A sessão sobre a política científica do governo Bolsonaro registrada pelos militares aconteceu na terça-feira, dia 23, e foi coordenada pelo neurocientista Sidarta Ribeiro, da Universidade Federal do Rio Grande do Norte. Com fardas camufladas que chamaram a atenção do público, os quatro se postaram em vários pontos do auditório e documentaram a sessão do começo ao fim. 

Ribeiro apresentou as conclusões de um grupo de trabalho com quinze integrantes, incluindo presidentes e ex-presidentes de sociedades científicas e agências de fomento e um ex-ministro da Ciência. “É um trabalho de nove páginas elaborado ao longo de meses, que descreve o que é o sistema nacional de ciência, tecnologia e inovação, mostra como ele evoluiu e como está sendo destroçado nos últimos cinco anos”, disse Ribeiro, coordenador da iniciativa, em entrevista à piauí. “O trabalho tem uma avaliação muito rigorosa e crítica, mas está todo referenciado e baseado em fatos.”

O governo sai mal nas conclusões do trabalho, que apontou a crise sem precedentes para a ciência brasileira e apontou suas prováveis consequências para a economia. Ribeiro lembrou que as bolsas de pesquisa do CNPq deixarão de ser pagas em setembro caso não haja aporte de recursos por parte do governo, e que o FNDCT, um fundo nacional para financiar projetos de ciência e tecnologia, teve 90% dos seus recursos contingenciados neste ano. “O que eles esperavam, carinho?”, indagou o pesquisador. “Se não querem ouvir isso vão ter que se esconder, porque a realidade está na cara.” Quando o microfone foi aberto para contribuições do público, uma servidora aposentada da UFMS notou que o registro feito pelos militares evocava os anos da ditadura. Os quatro ficaram aparentemente constrangidos, mas continuaram operando suas câmeras sem se manifestar.

Ribeiro disse ter ficado apreensivo ao notar os militares com suas câmeras, mas agiu com naturalidade. O pesquisador não quis dar importância indevida ao episódio. “De repente tem uma explicação banal”, afirmou, lembrando que outras pessoas também registraram a sessão. “Mas também pode ter sido uma ação intimidatória. É difícil interpretar na ausência de outros fatos.”

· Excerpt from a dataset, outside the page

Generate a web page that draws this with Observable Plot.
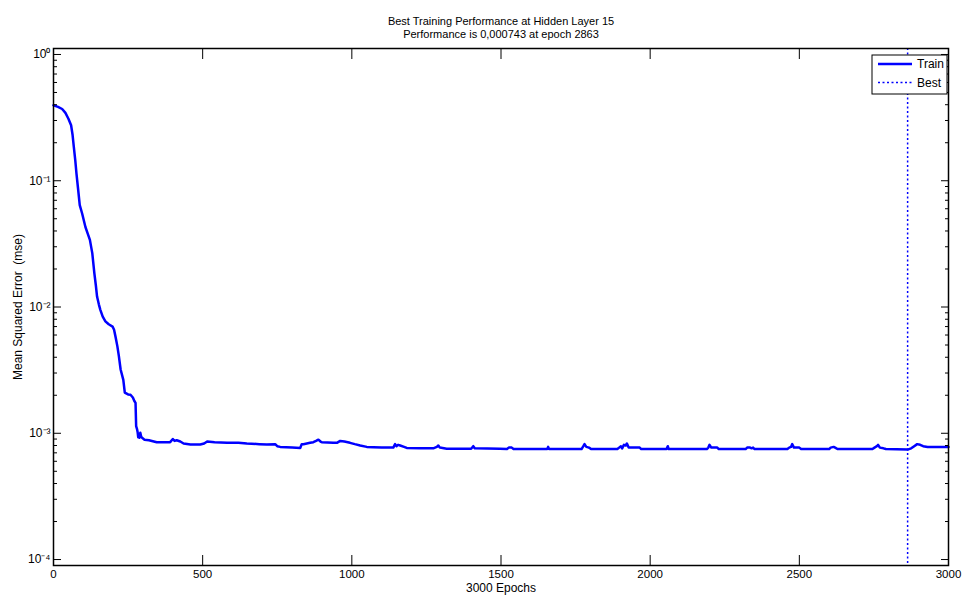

Procurada pela piauí, a assessoria de imprensa do Comando Militar do Oeste afirmou que os militares não agiram por orientação do Exército e não soube esclarecer seus objetivos, “pois o fizeram por interesse pessoal no tema”. As únicas sessões da reunião da SBPC registradas por determinação do Comando são as palestras ministradas por integrantes das Forças Armadas, informou a nota. 

Segundo o CMO, não foram feitas gravações, só fotos. O CMO não esclareceu o que será feito do material coletado e afirmou que não pretende tomar qualquer atitude a respeito, “pois seria um desrespeito ao direito individual do militar”.

Para Ribeiro, mais importante que discutir o gesto dos militares é focar nos problemas enfrentados pela ciência brasileira. “O importante não é que registraram a palestra, o mais grave é o colapso do sistema nacional de ciência, tecnologia e inovação. A notícia não é que Ricardo Galvão bateu boca com Bolsonaro, é que o desmatamento na Amazônia disparou”, prosseguiu o pesquisador. “Temos que tomar o cuidado de não ficarmos falando da espuma e nos esquecermos da essência.”